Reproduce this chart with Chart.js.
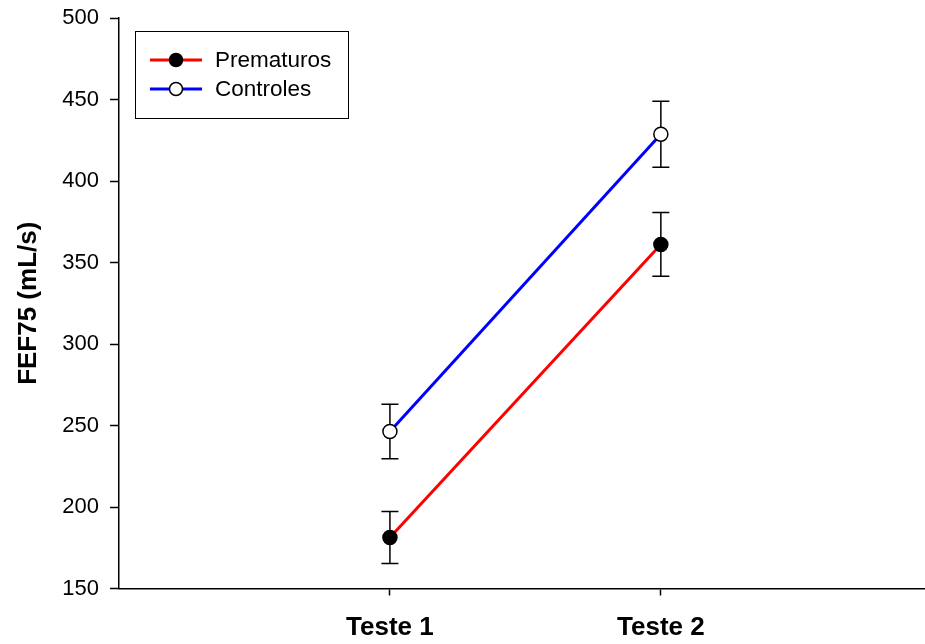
<!DOCTYPE html>
<html>
<head>
<meta charset="utf-8">
<script src="https://cdn.jsdelivr.net/npm/chart.js@4/dist/chart.umd.min.js"></script>
<style>
	html, body { margin: 0; padding: 0; background: #fff; }
	#wrap { width: 925px; height: 644px; }
</style>
</head>
<body>
<div id="wrap"><canvas id="fef-chart"></canvas></div>
<script>
// data
const categories = ['Teste 1', 'Teste 2']
const xPositions = [1, 2]
const prematuros = [181.3, 361.1]
const prematurosErr = [16, 19.5]
const controles = [246.3, 428.7]
const controlesErr = [16.7, 20.3]
const yTicks = [150, 200, 250, 300, 350, 400, 450, 500]

const toPoints = values => values.map((v, i) => ({ x: xPositions[i], y: v }))

// error bars drawn under the markers
const errorBars = {
	id: 'errorBars',
	beforeDatasetsDraw(chart) {
		const { ctx, scales } = chart
		ctx.save()
		ctx.strokeStyle = '#000'
		ctx.lineWidth = 1.5
		chart.data.datasets.forEach(ds => {
			ds.data.forEach((p, i) => {
				const x = scales.x.getPixelForValue(p.x)
				const top = scales.y.getPixelForValue(p.y + ds.err[i])
				const bot = scales.y.getPixelForValue(p.y - ds.err[i])
				ctx.beginPath()
				ctx.moveTo(x, top)
				ctx.lineTo(x, bot)
				ctx.moveTo(x - 8.5, top)
				ctx.lineTo(x + 8.5, top)
				ctx.moveTo(x - 8.5, bot)
				ctx.lineTo(x + 8.5, bot)
				ctx.stroke()
			})
		})
		ctx.restore()
	},
}

// boxed legend like the original figure
const boxLegend = {
	id: 'boxLegend',
	afterDraw(chart) {
		const { ctx } = chart
		ctx.save()
		ctx.strokeStyle = '#000'
		ctx.lineWidth = 1
		ctx.strokeRect(135.5, 31.5, 213, 87)
		ctx.font = '22.5px "Liberation Sans", Arial, sans-serif'
		ctx.textBaseline = 'middle'
		chart.data.datasets.forEach((ds, i) => {
			const y = 60 + i * 29
			ctx.strokeStyle = ds.borderColor
			ctx.lineWidth = 3
			ctx.beginPath()
			ctx.moveTo(150, y)
			ctx.lineTo(202, y)
			ctx.stroke()
			ctx.beginPath()
			ctx.arc(176, y, 6.5, 0, Math.PI * 2)
			ctx.fillStyle = ds.pointBackgroundColor
			ctx.fill()
			ctx.strokeStyle = '#000'
			ctx.lineWidth = 1.5
			ctx.stroke()
			ctx.fillStyle = '#000'
			ctx.fillText(ds.label, 215, y + 1)
		})
		ctx.restore()
	},
}

const chartData = {
	datasets: [
		{
			label: 'Prematuros',
			data: toPoints(prematuros),
			err: prematurosErr,
			borderColor: '#ff0000',
			borderWidth: 3,
			pointBackgroundColor: '#000',
			pointBorderColor: '#000',
			pointBorderWidth: 1.5,
			pointRadius: 7,
		},
		{
			label: 'Controles',
			data: toPoints(controles),
			err: controlesErr,
			borderColor: '#0000ff',
			borderWidth: 3,
			pointBackgroundColor: '#fff',
			pointBorderColor: '#000',
			pointBorderWidth: 1.5,
			pointRadius: 7,
		},
	],
}

const config = {
	type: 'line',
	data: chartData,
	plugins: [errorBars, boxLegend],
	options: {
		responsive: true,
		maintainAspectRatio: false,
		animation: false,
		layout: { autoPadding: false, padding: { top: 18, right: 0, bottom: 0, left: 0 } },
		plugins: { legend: { display: false }, tooltip: { enabled: false } },
		scales: {
			x: {
				type: 'linear',
				min: 0,
				max: 2.975,
				afterBuildTicks: axis => {
					axis.ticks = xPositions.map(v => ({ value: v }))
				},
				afterFit: scale => {
					scale.height = 55.5
					scale.paddingLeft = 0
					scale.paddingRight = 0
				},
				ticks: {
					color: '#000',
					padding: 17,
					font: { family: '"Liberation Sans", Arial', size: 26, weight: 'bold' },
					callback: value => categories[xPositions.indexOf(value)],
				},
				grid: { drawOnChartArea: false, color: '#000', tickLength: 7, tickWidth: 1.5 },
				border: { color: '#000', width: 1.5 },
			},
			y: {
				min: 150,
				max: 500,
				afterBuildTicks: axis => {
					axis.ticks = yTicks.map(v => ({ value: v }))
				},
				afterFit: scale => {
					scale.width = 119
					scale.paddingTop = 0
					scale.paddingBottom = 0
				},
				ticks: {
					color: '#000',
					padding: 11,
					font: { family: '"Liberation Sans", Arial', size: 22 },
				},
				grid: { drawOnChartArea: false, color: '#000', tickLength: 9, tickWidth: 1.5 },
				border: { color: '#000', width: 1.5 },
				title: {
					display: true,
					text: 'FEF75 (mL/s)',
					color: '#000',
					padding: { top: 13, bottom: 18 },
					font: { family: '"Liberation Sans", Arial', size: 26, weight: 'bold' },
				},
			},
		},
	},
}

const canvaRef = document.querySelector('#fef-chart')
const fefChart = new Chart(canvaRef, config)
</script>
</body>
</html>
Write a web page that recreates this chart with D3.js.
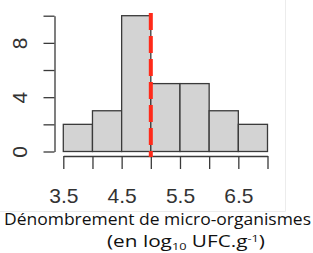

__________________________________________________

YOUR OBJECTIVE => Repeat the listing in full and exactly. Do not include any images.

RESPONSE TO THE EXERCISE =>
Reproduce this chart with Chart.js.
<!DOCTYPE html>
<html>
<head>
<meta charset="utf-8">
<script src="https://cdn.jsdelivr.net/npm/chart.js@4/dist/chart.umd.min.js"></script>
<style>
	html, body { margin: 0; padding: 0; background: #fff; }
	#wrap { width: 925px; height: 644px; }
</style>
</head>
<body>
<div id="wrap"><canvas id="fef-chart"></canvas></div>
<script>
// data
const categories = ['Teste 1', 'Teste 2']
const xPositions = [1, 2]
const prematuros = [181.3, 361.1]
const prematurosErr = [16, 19.5]
const controles = [246.3, 428.7]
const controlesErr = [16.7, 20.3]
const yTicks = [150, 200, 250, 300, 350, 400, 450, 500]

const toPoints = values => values.map((v, i) => ({ x: xPositions[i], y: v }))

// error bars drawn under the markers
const errorBars = {
	id: 'errorBars',
	beforeDatasetsDraw(chart) {
		const { ctx, scales } = chart
		ctx.save()
		ctx.strokeStyle = '#000'
		ctx.lineWidth = 1.5
		chart.data.datasets.forEach(ds => {
			ds.data.forEach((p, i) => {
				const x = scales.x.getPixelForValue(p.x)
				const top = scales.y.getPixelForValue(p.y + ds.err[i])
				const bot = scales.y.getPixelForValue(p.y - ds.err[i])
				ctx.beginPath()
				ctx.moveTo(x, top)
				ctx.lineTo(x, bot)
				ctx.moveTo(x - 8.5, top)
				ctx.lineTo(x + 8.5, top)
				ctx.moveTo(x - 8.5, bot)
				ctx.lineTo(x + 8.5, bot)
				ctx.stroke()
			})
		})
		ctx.restore()
	},
}

// boxed legend like the original figure
const boxLegend = {
	id: 'boxLegend',
	afterDraw(chart) {
		const { ctx } = chart
		ctx.save()
		ctx.strokeStyle = '#000'
		ctx.lineWidth = 1
		ctx.strokeRect(135.5, 31.5, 213, 87)
		ctx.font = '22.5px "Liberation Sans", Arial, sans-serif'
		ctx.textBaseline = 'middle'
		chart.data.datasets.forEach((ds, i) => {
			const y = 60 + i * 29
			ctx.strokeStyle = ds.borderColor
			ctx.lineWidth = 3
			ctx.beginPath()
			ctx.moveTo(150, y)
			ctx.lineTo(202, y)
			ctx.stroke()
			ctx.beginPath()
			ctx.arc(176, y, 6.5, 0, Math.PI * 2)
			ctx.fillStyle = ds.pointBackgroundColor
			ctx.fill()
			ctx.strokeStyle = '#000'
			ctx.lineWidth = 1.5
			ctx.stroke()
			ctx.fillStyle = '#000'
			ctx.fillText(ds.label, 215, y + 1)
		})
		ctx.restore()
	},
}

const chartData = {
	datasets: [
		{
			label: 'Prematuros',
			data: toPoints(prematuros),
			err: prematurosErr,
			borderColor: '#ff0000',
			borderWidth: 3,
			pointBackgroundColor: '#000',
			pointBorderColor: '#000',
			pointBorderWidth: 1.5,
			pointRadius: 7,
		},
		{
			label: 'Controles',
			data: toPoints(controles),
			err: controlesErr,
			borderColor: '#0000ff',
			borderWidth: 3,
			pointBackgroundColor: '#fff',
			pointBorderColor: '#000',
			pointBorderWidth: 1.5,
			pointRadius: 7,
		},
	],
}

const config = {
	type: 'line',
	data: chartData,
	plugins: [errorBars, boxLegend],
	options: {
		responsive: true,
		maintainAspectRatio: false,
		animation: false,
		layout: { autoPadding: false, padding: { top: 18, right: 0, bottom: 0, left: 0 } },
		plugins: { legend: { display: false }, tooltip: { enabled: false } },
		scales: {
			x: {
				type: 'linear',
				min: 0,
				max: 2.975,
				afterBuildTicks: axis => {
					axis.ticks = xPositions.map(v => ({ value: v }))
				},
				afterFit: scale => {
					scale.height = 55.5
					scale.paddingLeft = 0
					scale.paddingRight = 0
				},
				ticks: {
					color: '#000',
					padding: 17,
					font: { family: '"Liberation Sans", Arial', size: 26, weight: 'bold' },
					callback: value => categories[xPositions.indexOf(value)],
				},
				grid: { drawOnChartArea: false, color: '#000', tickLength: 7, tickWidth: 1.5 },
				border: { color: '#000', width: 1.5 },
			},
			y: {
				min: 150,
				max: 500,
				afterBuildTicks: axis => {
					axis.ticks = yTicks.map(v => ({ value: v }))
				},
				afterFit: scale => {
					scale.width = 119
					scale.paddingTop = 0
					scale.paddingBottom = 0
				},
				ticks: {
					color: '#000',
					padding: 11,
					font: { family: '"Liberation Sans", Arial', size: 22 },
				},
				grid: { drawOnChartArea: false, color: '#000', tickLength: 9, tickWidth: 1.5 },
				border: { color: '#000', width: 1.5 },
				title: {
					display: true,
					text: 'FEF75 (mL/s)',
					color: '#000',
					padding: { top: 13, bottom: 18 },
					font: { family: '"Liberation Sans", Arial', size: 26, weight: 'bold' },
				},
			},
		},
	},
}

const canvaRef = document.querySelector('#fef-chart')
const fefChart = new Chart(canvaRef, config)
</script>
</body>
</html>
Write a web page that recreates this chart with D3.js.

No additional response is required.